Logstash create many zero document indexes

Amzath_Khan · October 22, 2023, 9:10am

I'm sending data from a Microsoft SQL Server database into elasticsearch using logstash 8.x. It functions well. However, logstash multiplies indexes with no documents and raises the shared. It takes over an hour to reach the 3000 total shards.
To retrieve the data from the SQL Server database, I am using a view. The database field will be used to generate the indexes name.

My Input configuration

input {
  jdbc {
    jdbc_driver_library => "${jdbc_path}"
    jdbc_driver_class => "${jdbc_driver_class}"
    jdbc_connection_string => "${jdbc_connection_string}"
    jdbc_user => "${jdbc_user}"
    jdbc_password => "${jdbc_pwd}"
    statement_filepath =>  "/opt/logstash/logstash-jdbc-sqls/view_call/transaction_customers.sql"
    tracking_column => "unix_ts_in_secs"
    use_column_value => true
    tracking_column_type => numeric
    schedule => "*/2 * * * *"
   last_run_metadata_path => "/opt/logstash/metadata/customers.txt"
    jdbc_page_size => 5000

  }
}

My output configuration is below -
The database field "index_day" (string field) have the format MM-YYYY .

output {
  elasticsearch {
    hosts => [ "${es_node1}", "${es_node2}" , "${es_node3}" ]
    index => "customer-%{index_day}"
    ssl_certificate_authorities => "/etc/logstash/certs/ca.crt"
    ssl_enabled => true
    api_key => "${api_key}"
    document_id => "%{document_id}"
    data_stream => false
    doc_as_upsert => true
    template_name => "customer-template"
  }
}

As per the documentation the cluster settings action.auto_create_index set default to true. i have made some changes to allow only to required formats. It works. but i am not sure how to avoid this zero document indexes with default settings. Logstash logs i have verified i did not get any clue in the debug mode.

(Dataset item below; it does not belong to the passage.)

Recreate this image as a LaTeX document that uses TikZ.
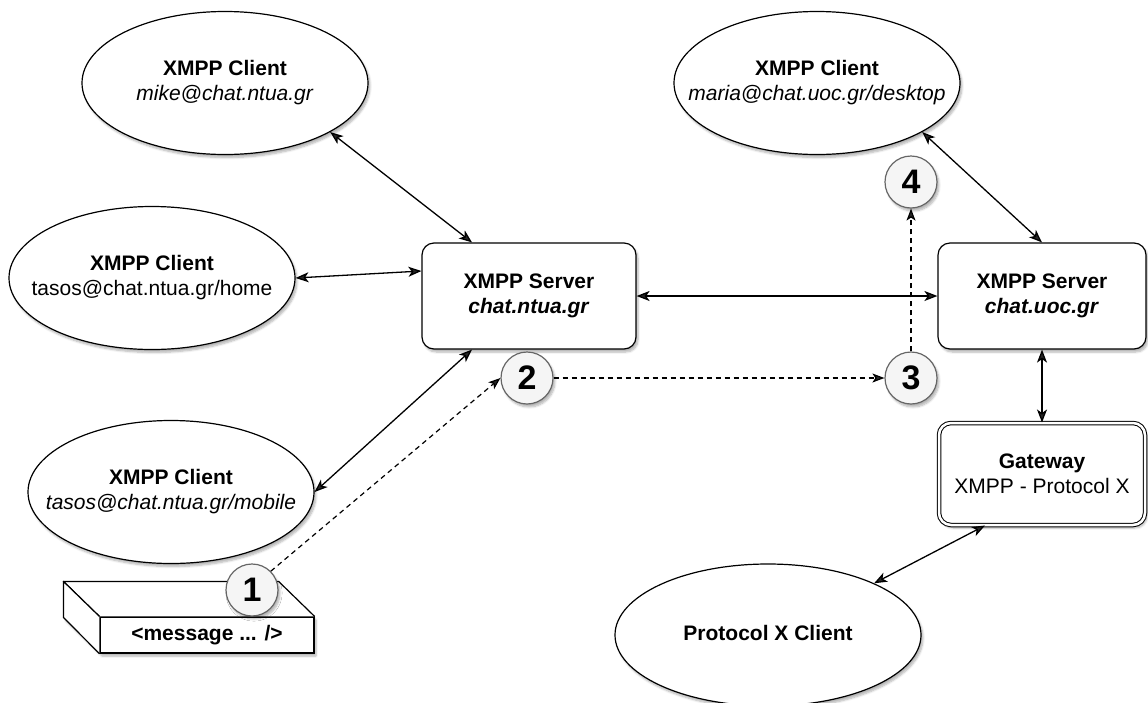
\documentclass[tikz,border=0pt]{standalone}
\usepackage{fontspec}
\setmainfont{Liberation Sans}
\usetikzlibrary{shapes.geometric,arrows.meta,shadows.blur,calc}
\newcommand\ctext[1]{\makebox[0pt]{\begin{tabular}{@{}c@{}}#1\end{tabular}}}
\begin{document}
\begin{tikzpicture}[x=1pt,y=-1pt,
  every node/.style={font=\fontsize{21}{25}\selectfont, align=center, inner sep=0pt},
  sh/.style={blur shadow={shadow xshift=2pt,shadow yshift=-3pt,shadow blur steps=6,shadow opacity=30}},
  client/.style={ellipse, draw, fill=white, line width=1.2pt, minimum width=286pt, minimum height=143pt, sh},
  server/.style={rectangle, rounded corners=12pt, draw, fill=white, line width=1.2pt, minimum width=214pt, minimum height=106pt, sh},
  gate/.style={server, double, double distance=2.5pt, line width=1pt, minimum height=102pt},
  num/.style={circle, draw=black!60, fill=black!4, line width=1.2pt, minimum size=52pt, font=\fontsize{34}{34}\selectfont\bfseries, sh},
  link/.style={line width=1.3pt, {Stealth[length=13pt,width=10pt,inset=3.5pt]}-{Stealth[length=13pt,width=10pt,inset=3.5pt]}},
  flow/.style={line width=1.2pt, dash pattern=on 5pt off 4pt, -{Stealth[length=12pt,width=9pt,inset=3pt]}}
]
\useasboundingbox (0,0) rectangle (1148,702);

% clients
\node[client] (mike) at (225,83) {\ctext{\textbf{XMPP Client}\\\textit{mike@chat.ntua.gr}}};
\node[client] (home) at (152,278) {\ctext{\textbf{XMPP Client}\\tasos@chat.ntua.gr/home}};
\node[client] (mobile) at (171,492) {\ctext{\textbf{XMPP Client}\\\textit{tasos@chat.ntua.gr/mobile}}};
\node[client] (maria) at (817,83) {\ctext{\textbf{XMPP Client}\\\textit{maria@chat.uoc.gr/desktop}}};
\node[client, minimum width=306pt, minimum height=142pt] (protx) at (768,635) {\ctext{\textbf{Protocol X Client}}};

% servers
\node[server] (ntua) at (529,296) {\textbf{XMPP Server}\\\textbf{\textit{chat.ntua.gr}}};
\node[server, minimum width=208pt] (uoc) at (1042,296) {\textbf{XMPP Server}\\\textbf{\textit{chat.uoc.gr}}};
\node[gate, minimum width=206pt] (gw) at (1042,474) {\textbf{Gateway}\\XMPP - Protocol X};

% message box
\coordinate (mc) at (207,635);
\path[fill=white, sh] ($(mc)+(-107,18)$) -- ++(-36,-35) -- ++(0,-36) -- ++(214,0) -- ($(mc)+(107,-18)$) -- ($(mc)+(107,18)$) -- cycle;
\node[draw, line width=1.2pt, minimum width=214pt, minimum height=36pt, font=\fontsize{21}{25}\selectfont\bfseries] (msg) at (mc) {<message ... />};
\draw[line width=1.2pt, fill=white, line join=round] (msg.north west) -- ++(-36,-35) -- ($(msg.north east)+(-36,-35)$) -- (msg.north east);
\draw[line width=1.2pt, fill=white, line join=round] (msg.north west) -- ++(-36,-35) -- ++(0,36) -- (msg.south west);

% connectors
\draw[link] (mike.-25) -- ([xshift=-57pt]ntua.north);
\draw[link] (home.east) -- ([yshift=25pt]ntua.west);
\draw[link] (mobile.east) -- ([xshift=-57pt]ntua.south);
\draw[link] (ntua.east) -- (uoc.west);
\draw[link] (maria.-25) -- (uoc.north);
\draw[link] (uoc.south) -- (gw.north);
\draw[link] ([xshift=-57pt]gw.south) -- (protx.26);

% steps
\node[num] (n1) at (252,590) {1};
\node[num] (n2) at (527,378) {2};
\node[num] (n3) at (911,378) {3};
\node[num] (n4) at (911,182) {4};
\draw[flow] (n1.45) -- (n2.west);
\draw[flow] (n2.east) -- (n3.west);
\draw[flow] (n3.north) -- (n4.south);
\end{tikzpicture}
\end{document}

I am running 8 different pipeline on the same machine to pull data from different tables at different scheduled times. My total data is about ~50k transactions per day.

Is there a way i can figure out what cause the issues.?

PodarcisMuralis · October 22, 2023, 11:31am

Can you please share your customer-template also?

leandrojmp · October 22, 2023, 12:46pm

Could be something else that is creating those index?

The index name does not match the format that you said logstash is using.

You said that the index_day is a string with the format MM-YYYY, so you would have something like 10-2023 and logstash would create customer-10-2023.

But the screenshot you shared does not have this format, it seems to be customer-EPOCH_TIME.

Do you haver any customer-10-2023 indices?

Also, as already asked please share your customer-template.

Amzath_Khan · October 29, 2023, 12:28pm

Sorry for late reply. I figured out the issue. The issue on the view side as it was using * to select all the fields from the tables. Sometimes the results (values only) shifted in columns and thus logstash was creating the indexes with different values assigned to the index_day column.
Solved this issue by removing the wild card "*" and use require column name from the table

system · November 26, 2023, 12:29pm

This topic was automatically closed 28 days after the last reply. New replies are no longer allowed.